4. A similar question came up for consideration before a Division Bench of this court in Mettur Chemical and Industrial Corporation Ltd. v. CIT [1977] 110 ITR 822. In that case, in completing the income-tax assessment for the assessment years 1959-60 and 1960-61, on May 27, 1960, the Income-tax Officer allowed the wealth-tax paid as a deduction in computing the total income of the assessee. In the subsequent orders of reassessment also, this point was not touched by the officer. Subsequently, the officer initiated proceedings in respect of both the years under section 154 of the Act, evidently on the basis of the decision of this court in Kumbakonam Electric Supply Corporation Limited v. CIT [1963] 50 ITR 809, rendered on January 16, 1963, to the effect that wealth-tax paid was not deductible from the income from business for arriving at the taxable income and overruling the objections of the assessee, rectified the assessment orders by adding back the wealth-tax which was originally deducted. The assessee's appeals failed before the Appellate Assistant Commissioner and the Tribunal. On a reference to this court at the instance of the assessee, this court held that the decision of the High Court made it clear that the Income-tax Officer committed an error in deducting the wealth-tax from the income of the assessee and that error was apparent from the record and, therefore, the officer acted within his jurisdiction in proceeding under section 154 in order to rectify the mistake. The Division Bench of this court in the decision referred to above observed as follows (at page 825) :

"Section 154 of the Act enables the Income-tax Officer to rectify any mistake apparent from the record. In this case, as we already pointed out, the Income-tax Officer had deducted the wealth-tax paid by the assessee from the business income for computing the assessable income from the business. The decision of this court referred to above, viz., Kumbakonam Electric Supply Corporation Limited. v. CIT [1963] 50 ITR 809 (Mad) held that wealth-tax paid by a company under the provisions of the Wealth-tax Act, on the net wealth of the company is not an allowable expenditure in computing the taxable income of the company, either under section 10(2)(xv) or under section 10(1) of the Indian Income-tax Act, 1922. This decision of this court is an authoritative pronouncement as to the scope of section 10(2)(xv) and section 10(1) as far as the Income-tax Officer was concerned. Consequently, this decision made it clear that the Income-tax Officer has committed an error in deducting the wealth-tax paid by the assessee from the income from business and that error was apparent from the record. Consequently, the Income-tax Officer acted well within his jurisdiction in proceeding under section 154 of the Income-tax Act, 1961, in order to rectify a mistake apparent from the record by adding back the wealth-tax which he had originally deducted. We are not referring to the subsequent decisions on this question and the retrospective amendment of the law in this behalf because at the time when the Income-tax Officer took proceedings under section 154, this was the only binding decision in existence and, therefore, it was not merely the right but the duty of the Income-tax Officer to give effect to the law as declared by this court in the decision referred to above by correcting the mistake which he had already committed. Consequently, our answer to the first question referred to above is in the affirmative and against the assessee."

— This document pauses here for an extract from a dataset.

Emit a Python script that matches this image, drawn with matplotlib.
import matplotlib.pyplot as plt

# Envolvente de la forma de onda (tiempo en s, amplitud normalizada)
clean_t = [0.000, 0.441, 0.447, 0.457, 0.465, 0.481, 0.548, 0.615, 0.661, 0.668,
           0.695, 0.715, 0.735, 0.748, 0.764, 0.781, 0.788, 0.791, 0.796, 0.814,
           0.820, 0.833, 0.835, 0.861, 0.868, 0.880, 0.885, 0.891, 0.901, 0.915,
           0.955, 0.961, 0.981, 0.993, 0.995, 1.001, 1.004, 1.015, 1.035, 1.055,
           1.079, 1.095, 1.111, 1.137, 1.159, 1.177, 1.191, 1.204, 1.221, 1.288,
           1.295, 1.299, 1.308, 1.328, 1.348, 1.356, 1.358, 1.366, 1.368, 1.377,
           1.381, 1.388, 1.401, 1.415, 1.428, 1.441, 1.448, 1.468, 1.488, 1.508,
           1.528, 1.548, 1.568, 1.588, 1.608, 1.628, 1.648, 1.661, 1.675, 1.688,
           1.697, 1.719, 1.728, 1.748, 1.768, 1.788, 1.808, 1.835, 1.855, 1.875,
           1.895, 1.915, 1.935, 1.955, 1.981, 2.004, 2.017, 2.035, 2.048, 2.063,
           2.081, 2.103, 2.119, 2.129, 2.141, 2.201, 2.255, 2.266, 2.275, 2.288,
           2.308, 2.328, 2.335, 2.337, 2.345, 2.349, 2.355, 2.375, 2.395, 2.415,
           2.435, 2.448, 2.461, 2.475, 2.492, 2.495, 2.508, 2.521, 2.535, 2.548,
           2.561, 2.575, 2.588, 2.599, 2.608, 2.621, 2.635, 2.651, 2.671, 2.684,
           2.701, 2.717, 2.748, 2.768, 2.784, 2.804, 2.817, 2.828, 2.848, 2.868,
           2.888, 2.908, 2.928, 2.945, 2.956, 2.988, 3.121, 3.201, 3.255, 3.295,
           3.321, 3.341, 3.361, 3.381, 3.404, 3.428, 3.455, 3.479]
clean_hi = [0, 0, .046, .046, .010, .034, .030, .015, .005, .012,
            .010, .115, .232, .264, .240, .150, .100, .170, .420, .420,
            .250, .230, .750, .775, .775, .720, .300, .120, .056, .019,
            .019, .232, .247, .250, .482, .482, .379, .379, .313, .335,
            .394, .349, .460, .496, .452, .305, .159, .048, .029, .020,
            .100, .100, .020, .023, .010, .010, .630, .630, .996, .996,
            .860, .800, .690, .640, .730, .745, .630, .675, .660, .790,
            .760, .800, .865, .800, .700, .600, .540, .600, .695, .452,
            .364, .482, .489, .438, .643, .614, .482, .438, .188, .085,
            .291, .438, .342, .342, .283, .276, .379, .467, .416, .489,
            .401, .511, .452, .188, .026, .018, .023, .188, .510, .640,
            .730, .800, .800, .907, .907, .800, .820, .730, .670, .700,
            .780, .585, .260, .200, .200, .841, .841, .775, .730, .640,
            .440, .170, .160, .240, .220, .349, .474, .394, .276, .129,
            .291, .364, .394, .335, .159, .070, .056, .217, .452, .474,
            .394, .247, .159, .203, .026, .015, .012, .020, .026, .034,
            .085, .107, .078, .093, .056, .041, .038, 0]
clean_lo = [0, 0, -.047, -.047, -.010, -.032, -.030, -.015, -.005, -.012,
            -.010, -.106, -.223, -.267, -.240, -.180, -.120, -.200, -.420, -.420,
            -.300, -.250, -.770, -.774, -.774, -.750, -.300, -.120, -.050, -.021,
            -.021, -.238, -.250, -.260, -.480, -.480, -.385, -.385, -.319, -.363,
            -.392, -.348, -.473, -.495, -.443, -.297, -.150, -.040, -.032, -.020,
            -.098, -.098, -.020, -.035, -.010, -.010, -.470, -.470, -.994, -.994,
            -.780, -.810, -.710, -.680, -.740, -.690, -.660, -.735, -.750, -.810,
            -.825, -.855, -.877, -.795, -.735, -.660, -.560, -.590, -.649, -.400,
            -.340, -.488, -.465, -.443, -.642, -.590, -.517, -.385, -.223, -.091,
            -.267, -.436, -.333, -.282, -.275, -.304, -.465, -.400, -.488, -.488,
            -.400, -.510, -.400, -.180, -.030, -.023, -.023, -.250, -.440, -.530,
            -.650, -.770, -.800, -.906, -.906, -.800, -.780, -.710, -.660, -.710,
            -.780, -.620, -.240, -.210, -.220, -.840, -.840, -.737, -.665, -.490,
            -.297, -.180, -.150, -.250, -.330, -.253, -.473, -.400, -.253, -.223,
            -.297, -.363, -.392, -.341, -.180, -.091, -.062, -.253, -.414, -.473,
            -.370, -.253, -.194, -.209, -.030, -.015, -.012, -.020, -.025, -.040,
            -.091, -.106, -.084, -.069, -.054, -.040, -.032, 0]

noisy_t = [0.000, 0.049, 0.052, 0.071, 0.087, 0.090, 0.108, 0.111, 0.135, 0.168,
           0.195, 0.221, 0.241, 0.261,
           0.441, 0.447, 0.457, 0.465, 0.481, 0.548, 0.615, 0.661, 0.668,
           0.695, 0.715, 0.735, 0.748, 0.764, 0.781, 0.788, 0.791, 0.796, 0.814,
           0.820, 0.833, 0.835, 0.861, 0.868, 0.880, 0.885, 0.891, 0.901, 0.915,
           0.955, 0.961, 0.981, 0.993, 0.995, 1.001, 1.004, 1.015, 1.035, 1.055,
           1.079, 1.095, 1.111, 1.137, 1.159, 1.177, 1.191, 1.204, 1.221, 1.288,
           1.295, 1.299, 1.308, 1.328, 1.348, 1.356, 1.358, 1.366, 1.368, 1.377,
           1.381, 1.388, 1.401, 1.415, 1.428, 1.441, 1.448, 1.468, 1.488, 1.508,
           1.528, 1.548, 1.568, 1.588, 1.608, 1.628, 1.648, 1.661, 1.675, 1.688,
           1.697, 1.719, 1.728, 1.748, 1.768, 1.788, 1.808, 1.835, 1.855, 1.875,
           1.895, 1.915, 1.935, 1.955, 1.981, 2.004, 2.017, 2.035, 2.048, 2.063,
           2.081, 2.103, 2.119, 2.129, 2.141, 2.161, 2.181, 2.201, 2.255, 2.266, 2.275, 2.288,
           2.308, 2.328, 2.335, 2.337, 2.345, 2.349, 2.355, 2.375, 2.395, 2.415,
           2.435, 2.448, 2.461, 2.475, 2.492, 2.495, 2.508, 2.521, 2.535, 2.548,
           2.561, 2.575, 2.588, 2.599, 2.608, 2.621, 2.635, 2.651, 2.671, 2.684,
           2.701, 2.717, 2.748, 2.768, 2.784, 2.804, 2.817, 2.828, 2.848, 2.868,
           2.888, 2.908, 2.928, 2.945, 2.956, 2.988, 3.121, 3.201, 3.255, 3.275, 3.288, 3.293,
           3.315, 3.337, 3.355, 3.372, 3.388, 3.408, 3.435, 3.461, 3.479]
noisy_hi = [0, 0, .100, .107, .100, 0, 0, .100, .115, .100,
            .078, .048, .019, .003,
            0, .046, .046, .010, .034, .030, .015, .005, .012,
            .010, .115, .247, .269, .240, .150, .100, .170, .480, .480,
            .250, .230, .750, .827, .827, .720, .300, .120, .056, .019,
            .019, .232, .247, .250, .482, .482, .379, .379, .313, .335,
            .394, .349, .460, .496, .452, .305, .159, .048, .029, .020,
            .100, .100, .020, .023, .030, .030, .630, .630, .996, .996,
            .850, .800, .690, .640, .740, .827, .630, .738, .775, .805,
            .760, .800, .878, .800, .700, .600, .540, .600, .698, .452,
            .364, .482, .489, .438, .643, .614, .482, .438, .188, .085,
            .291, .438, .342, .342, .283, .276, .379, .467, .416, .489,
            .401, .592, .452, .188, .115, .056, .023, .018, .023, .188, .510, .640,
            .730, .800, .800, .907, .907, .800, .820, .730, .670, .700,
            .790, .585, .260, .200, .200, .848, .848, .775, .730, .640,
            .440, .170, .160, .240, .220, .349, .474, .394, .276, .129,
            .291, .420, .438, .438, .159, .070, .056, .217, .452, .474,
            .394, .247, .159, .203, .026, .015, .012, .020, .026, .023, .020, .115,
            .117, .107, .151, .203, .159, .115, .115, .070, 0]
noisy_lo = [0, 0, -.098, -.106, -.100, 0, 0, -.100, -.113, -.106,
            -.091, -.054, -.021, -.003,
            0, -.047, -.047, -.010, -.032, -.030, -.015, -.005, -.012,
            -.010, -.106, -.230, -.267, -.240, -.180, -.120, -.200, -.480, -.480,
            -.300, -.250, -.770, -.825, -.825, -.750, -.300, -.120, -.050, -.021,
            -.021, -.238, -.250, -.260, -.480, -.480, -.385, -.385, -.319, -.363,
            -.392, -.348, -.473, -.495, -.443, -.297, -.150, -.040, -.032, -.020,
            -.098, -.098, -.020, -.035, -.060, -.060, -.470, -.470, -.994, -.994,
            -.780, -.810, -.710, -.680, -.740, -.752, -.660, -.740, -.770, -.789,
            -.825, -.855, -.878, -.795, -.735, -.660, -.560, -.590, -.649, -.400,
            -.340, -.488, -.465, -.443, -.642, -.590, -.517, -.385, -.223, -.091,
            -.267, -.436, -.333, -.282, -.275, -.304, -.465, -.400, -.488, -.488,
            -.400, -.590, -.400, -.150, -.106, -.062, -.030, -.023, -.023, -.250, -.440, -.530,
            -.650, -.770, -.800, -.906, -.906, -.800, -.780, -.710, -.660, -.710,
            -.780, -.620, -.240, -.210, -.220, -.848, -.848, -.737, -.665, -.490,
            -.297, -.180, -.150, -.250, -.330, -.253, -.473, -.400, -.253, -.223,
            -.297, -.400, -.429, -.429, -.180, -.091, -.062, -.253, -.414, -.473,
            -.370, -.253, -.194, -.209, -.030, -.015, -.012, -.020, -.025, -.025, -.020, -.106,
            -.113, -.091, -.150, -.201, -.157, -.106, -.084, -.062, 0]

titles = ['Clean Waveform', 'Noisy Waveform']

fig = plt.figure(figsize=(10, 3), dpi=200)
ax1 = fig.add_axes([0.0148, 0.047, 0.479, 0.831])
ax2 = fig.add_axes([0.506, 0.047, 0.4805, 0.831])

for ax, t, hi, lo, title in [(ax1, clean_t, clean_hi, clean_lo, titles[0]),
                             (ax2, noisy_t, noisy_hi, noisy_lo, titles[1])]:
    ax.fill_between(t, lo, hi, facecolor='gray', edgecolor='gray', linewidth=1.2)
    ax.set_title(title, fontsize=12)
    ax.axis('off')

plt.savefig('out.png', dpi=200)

5. The decisions relied upon by learned counsel for the respondents were rendered interpreting the scope of section 55 of the Tamil Nadu General Sales Tax Act, 1959, whereas the decision in Mettur Chemical and Industrial Corporation Ltd. v. CIT referred to above is a direct decision on the point interpreting the scope of section 154 of the Act. Inasmuch as the ratio of the decision of the Division Bench of this court in Mettur Chemical and Industrial Corporation Ltd. v. CIT [1977] 110 ITR 822 directly applies to the facts of the present case and the said decision is binding on me, I am inclined to follow the said decision of the Division Bench of this court. Therefore, it has to be held that the assessment dated August 31, 1976, made in the present case contrary to the judgment subsequently rendered by this court on July 4, 1980, in Tax Cases Nos. 683 and 684 of 1976 (M. K. Kuppuraj v. CIT [1981] 127 ITR 447 would constitute an error on the face of the record and, therefore, an application under section 154 of the Act to rectify such a mistake is maintainable. In view of the above position of law, the petitioner is entitled to succeed in the writ petition. Accordingly, the writ petition is allowed and the order dated May 28, 1982 in C. No. 1424(5)/82-83, challenged in the writ petition is quashed and the respondents are directed to deal with the application for rectification and dispose of the same on the merits and according to law. There will be no order as to costs.